Upon termination, the claimant sought unemployment benefits and the employer protested.  The appeals tribunal ruled that the claimant was disqualified from benefits due to her misconduct, and specifically her confrontational behavior during the telephone conversation.  The Labor and Industrial Relations Commission affirmed the appeals tribunal’s decision.

On appeal, the Missouri Court of Appeals noted that “misconduct” is to be construed least favorably toward a forfeiture of unemployment benefits.  The court also cited three Missouri opinions which supported a finding that the claimant’s single telephone confrontation did not rise to the level of disqualifying conduct.  For instance, in TAMKO Building Products, Inc. v. Frankoski, 258 S.W.3d 575 (Mo. App. S.D. 2008), the Missouri appellate court held that heated words to a direct supervisor, although poor judgment, was not the type of willful misconduct that disqualified the claimant from unemployment benefits.  Finally, the court in Mooneyham emphasized that when the president of the company told her not to push the issue or she would fire her, the claimant did as directed.

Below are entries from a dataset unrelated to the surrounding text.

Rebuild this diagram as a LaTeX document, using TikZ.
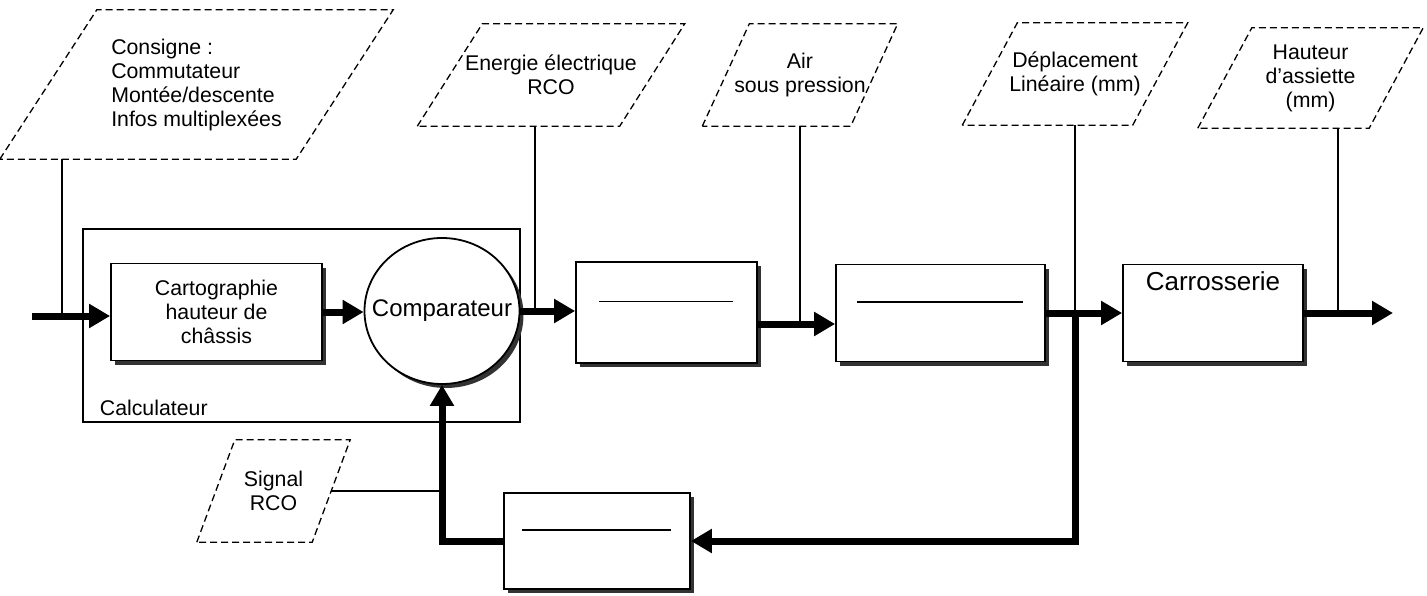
\documentclass[tikz,border=0pt]{standalone}
\usepackage{fontspec}
\setmainfont{Liberation Sans}
\usepackage{tikz}
\usetikzlibrary{shapes.geometric, arrows.meta, positioning, shadows}

\begin{document}
\begin{tikzpicture}[
    x=1pt, y=1pt,
    txt/.style={font=\fontsize{21.3}{24}\selectfont},
    box/.style={rectangle, draw, line width=1.8pt, fill=white, align=center, txt, drop shadow={shadow xshift=4pt, shadow yshift=-4pt, opacity=1, fill=black!80}},
    ptxt/.style={rectangle, align=center, txt, inner sep=0pt},
    para/.style={dash pattern=on 7pt off 4pt, line width=1.3pt},
    arr/.style={-{Triangle[length=21pt, width=23pt]}, line width=7pt},
    tap/.style={line width=1.3pt},
    bar/.style={line width=1.6pt}
]
\useasboundingbox (0,0) rectangle (1427,-596);

% Calculateur
\node[draw, line width=1.3pt, minimum width=437pt, minimum height=193pt] (calc) at (301.5,-325.5) {};
\node[txt, anchor=base west] (calclbl) at ([shift={(14pt,7pt)}]calc.south west) {Calculateur};

% Blocs
\node[box, minimum width=211pt, minimum height=97pt] (carto) at (216.5,-312) {Cartographie\\hauteur de\\châssis};
\node[box, ellipse, minimum width=155pt, minimum height=146pt, label={[font=\fontsize{24}{28}\selectfont]center:Comparateur}] (comp) at (442,-311) {};
\node[box, minimum width=181pt, minimum height=101pt] (bloc1) at (666.5,-312.5) {};
\node[box, minimum width=209pt, minimum height=97pt] (bloc2) at (940.5,-313) {};
\node[box, minimum width=180pt, minimum height=97pt] (carro) at (1213,-313) {};
\node[font=\fontsize{26}{30}\selectfont, below=5pt of carro.north] (carrolbl) {Carrosserie};
\node[box, minimum width=186pt, minimum height=96pt] (retour) at (597,-541) {};

% Traits dans les blocs
\draw[bar] ([shift={(24pt,11pt)}]bloc1.west) -- ([shift={(-25pt,11pt)}]bloc1.east);
\draw[bar] ([shift={(22pt,11pt)}]bloc2.west) -- ([shift={(-23pt,11pt)}]bloc2.east);
\draw[bar] ([shift={(19pt,11pt)}]retour.west) -- ([shift={(-20pt,11pt)}]retour.east);

% Entrees
\node[ptxt, align=left, minimum width=296pt, minimum height=149pt] (consigne) at (196.5,-84.5) {Consigne :\\Commutateur\\Montée/descente\\Infos multiplexées};
\node[ptxt, minimum width=202pt, minimum height=102pt] (energie) at (551,-75) {Energie électrique\\RCO};
\node[ptxt, minimum width=148pt, minimum height=102pt] (air) at (800,-75) {Air\\sous pression};
\node[ptxt, minimum width=170pt, minimum height=102pt] (deplac) at (1075,-74) {Déplacement\\Linéaire (mm)};
\node[ptxt, minimum width=171pt, minimum height=100pt] (hauteur) at (1310.5,-78) {Hauteur\\d'assiette\\(mm)};
\node[ptxt, minimum width=115pt, minimum height=102pt] (signal) at (273.5,-491) {Signal\\RCO};

% Cadres en pointilles
\foreach \n/\o in {consigne/48.5, energie/32.5, air/23.5, deplac/27.5, hauteur/27, signal/19}
  \draw[para] ([xshift=-\o pt]\n.south west) -- ([xshift=\o pt]\n.north west)
    -- ([xshift=\o pt]\n.north east) -- ([xshift=-\o pt]\n.south east) -- cycle;

% Points de jonction
\coordinate (start) at (32,-316);
\coordinate (sortie) at (1393,-313);
\coordinate (jC) at (62,-316);
\coordinate (jE) at (535,-311);
\coordinate (jA) at (800,-324);
\coordinate (jD) at (1075,-313);
\coordinate (jH) at (1338,-313);

% Liaisons fines
\draw[tap] (jC |- consigne.south) -- (jC);
\draw[tap] (jE |- energie.south) -- (jE);
\draw[tap] (jA |- air.south) -- (jA);
\draw[tap] (jD |- deplac.south) -- (jD);
\draw[tap] (jH |- hauteur.south) -- (jH);
\draw[tap] (signal.east) -- (signal.east -| comp.south);

% Fleches
\draw[arr] (start) -- (start -| carto.west);
\draw[arr] (carto.east) -- (carto.east -| comp.west);
\draw[arr] (comp.east) -- (comp.east -| bloc1.west);
\draw[arr] (jA -| bloc1.east) -- (jA -| bloc2.west);
\draw[arr] (bloc2.east) -- (bloc2.east -| carro.west);
\draw[arr] (carro.east) -- (sortie);
\draw[arr] (jD) |- (retour.east);
\draw[arr] (retour.west) -| (comp.south);

\end{tikzpicture}
\end{document}
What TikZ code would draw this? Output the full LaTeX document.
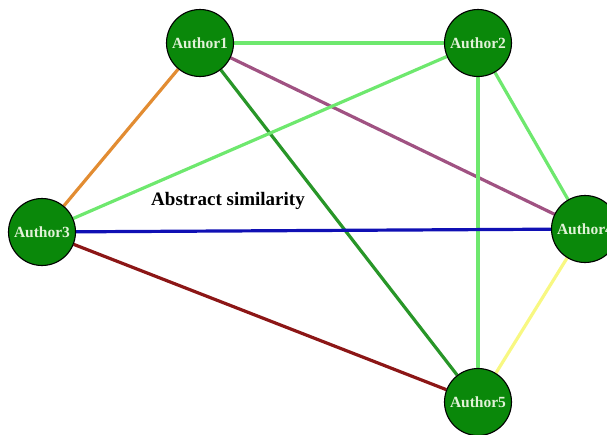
\documentclass[tikz,border=0pt]{standalone}
\usepackage{fontspec}
\setmainfont{Liberation Serif}
\usetikzlibrary{backgrounds}
\definecolor{nodefill}{RGB}{10,136,10}
\definecolor{nodetext}{RGB}{225,242,215}
\definecolor{lgreen}{RGB}{110,232,110}
\definecolor{eorange}{RGB}{226,140,50}
\definecolor{epurple}{RGB}{160,82,130}
\definecolor{dgreen}{RGB}{40,150,40}
\definecolor{ered}{RGB}{140,22,22}
\definecolor{eyellow}{RGB}{248,248,130}
\definecolor{eblue}{RGB}{16,16,180}
\tikzset{
  author/.style={circle, draw=black, line width=1.1pt, fill=nodefill, minimum size=67pt, inner sep=0pt,
    text=nodetext, font=\fontsize{15.5}{15.5}\selectfont\bfseries},
  edge/.style={line width=3.2pt},
}
\begin{document}
\begin{tikzpicture}[x=1pt,y=-1pt]
\useasboundingbox (0,0) rectangle (607,434);
\node[author] (a1) at (200,43) {Author1};
\node[author] (a2) at (478,43) {Author2};
\node[author] (a3) at (42,232) {Author3};
\node[author] (a4) at (585,229) {Author4};
\node[author] (a5) at (478,402) {Author5};
\node[font=\fontsize{19}{19}\selectfont\bfseries, text=black] (lbl) at (228,201) {Abstract similarity};
\begin{scope}[on background layer]
\draw[edge, lgreen] (a1) -- (a2);
\draw[edge, eorange] (a1) -- (a3);
\draw[edge, epurple] (a1) -- (a4);
\draw[edge, dgreen] (a1) -- (a5);
\draw[edge, lgreen] (a2) -- (a3);
\draw[edge, lgreen] (a2) -- (a4);
\draw[edge, lgreen] (a2) -- (a5);
\draw[edge, eblue] (a3) -- (a4);
\draw[edge, ered] (a3) -- (a5);
\draw[edge, eyellow] (a4) -- (a5);
\end{scope}
\end{tikzpicture}
\end{document}
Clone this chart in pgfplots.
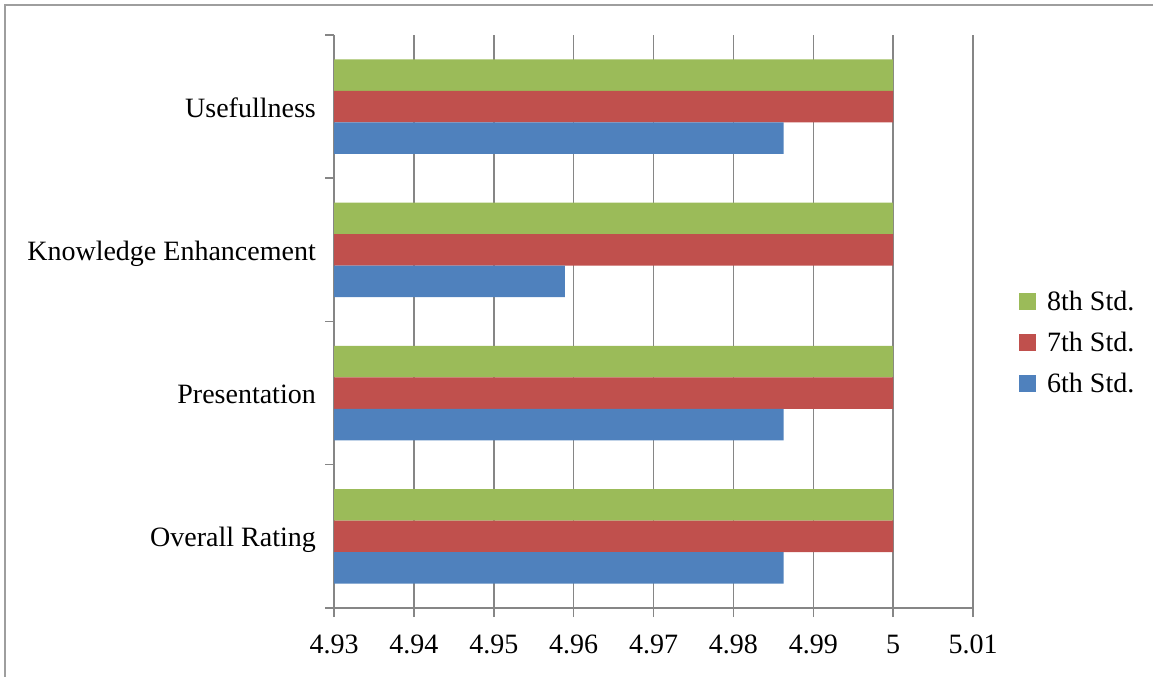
\documentclass[border=0pt]{standalone}
\usepackage{pgfplots}
\pgfplotsset{compat=1.18}
\usepackage{fontspec}
\setmainfont{Liberation Serif}
\definecolor{cgreen}{HTML}{9BBB59}
\definecolor{cred}{HTML}{C0504D}
\definecolor{cblue}{HTML}{4F81BD}
\definecolor{cgrid}{HTML}{868686}
\begin{document}
\begin{tikzpicture}
\useasboundingbox (0,0) rectangle (1153bp,677bp);
\draw[cgrid!80, line width=2bp] (5bp,0) -- (5bp,672bp) -- (1153bp,672bp);
\begin{axis}[
  at={(334bp,69bp)}, anchor=south west,
  scale only axis, width=639bp, height=573bp,
  xbar, bar width=31.5bp,
  xmin=4.93, xmax=5.01,
  ymin=-0.5, ymax=3.5,
  xtick={4.93,4.94,4.95,4.96,4.97,4.98,4.99,5.00,5.01},
  xticklabels={4.93,4.94,4.95,4.96,4.97,4.98,4.99,5,5.01},
  ytick={0,1,2,3},
  yticklabels={Overall Rating,Presentation,Knowledge Enhancement,Usefullness},
  minor ytick={-0.5,0.5,1.5,2.5,3.5},
  y tick style={draw=none},
  minor y tick style={draw=cgrid, line width=1.5bp},
  x tick style={draw=cgrid, line width=1.5bp},
  major tick length=9bp, minor tick length=9bp,
  tick align=outside,
  axis x line*=bottom, axis y line*=left,
  axis line style={draw=cgrid, line width=1.5bp},
  xmajorgrids, major x grid style={draw=cgrid, line width=1.5bp},
  axis on top=false,
  font=\fontsize{28bp}{33bp}\selectfont,
  xticklabel style={anchor=base, inner sep=0pt, yshift=-36bp},
  yticklabel style={anchor=base east, inner sep=0pt, xshift=-9bp, yshift=-10.5bp},
  legend style={at={(1.072,0.464)}, anchor=west, draw=none, fill=none,
    row sep=20bp, inner sep=0pt, font=\fontsize{28bp}{33bp}\selectfont,
    /tikz/every odd column/.append style={column sep=11bp},
    /tikz/every node/.append style={inner sep=0pt}},
  legend cell align=left,
  legend image code/.code={\fill[#1] (0bp,-8.5bp) rectangle (17bp,8.5bp);},
]
\addplot[fill=cgreen, draw=none, bar shift=31.5bp] coordinates {(5,0) (5,1) (5,2) (5,3)};
\addplot[fill=cred, draw=none, bar shift=0bp] coordinates {(5,0) (5,1) (5,2) (5,3)};
\addplot[fill=cblue, draw=none, bar shift=-31.5bp] coordinates {(4.9863,0) (4.9863,1) (4.9589,2) (4.9863,3)};
\legend{8th Std.,7th Std.,6th Std.}
\end{axis}
\end{tikzpicture}
\end{document}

Based upon the facts presented, the Missouri Court of Appeals held that the employer did not meet its burden of showing that the claimant’s conduct rose to the level of “misconduct” as defined under RSMo. § 288.030.1(23).  In its opinion, the court noted its displeasure with the Labor and Industrial Relations Commission by stating:  “[w]e would be remiss if we failed to note the recent frequency of Commission error in finding benefit-disqualifying misconduct.”  The court went on to cite nine cases that the Missouri appellate courts had reversed within the six months prior to its decision.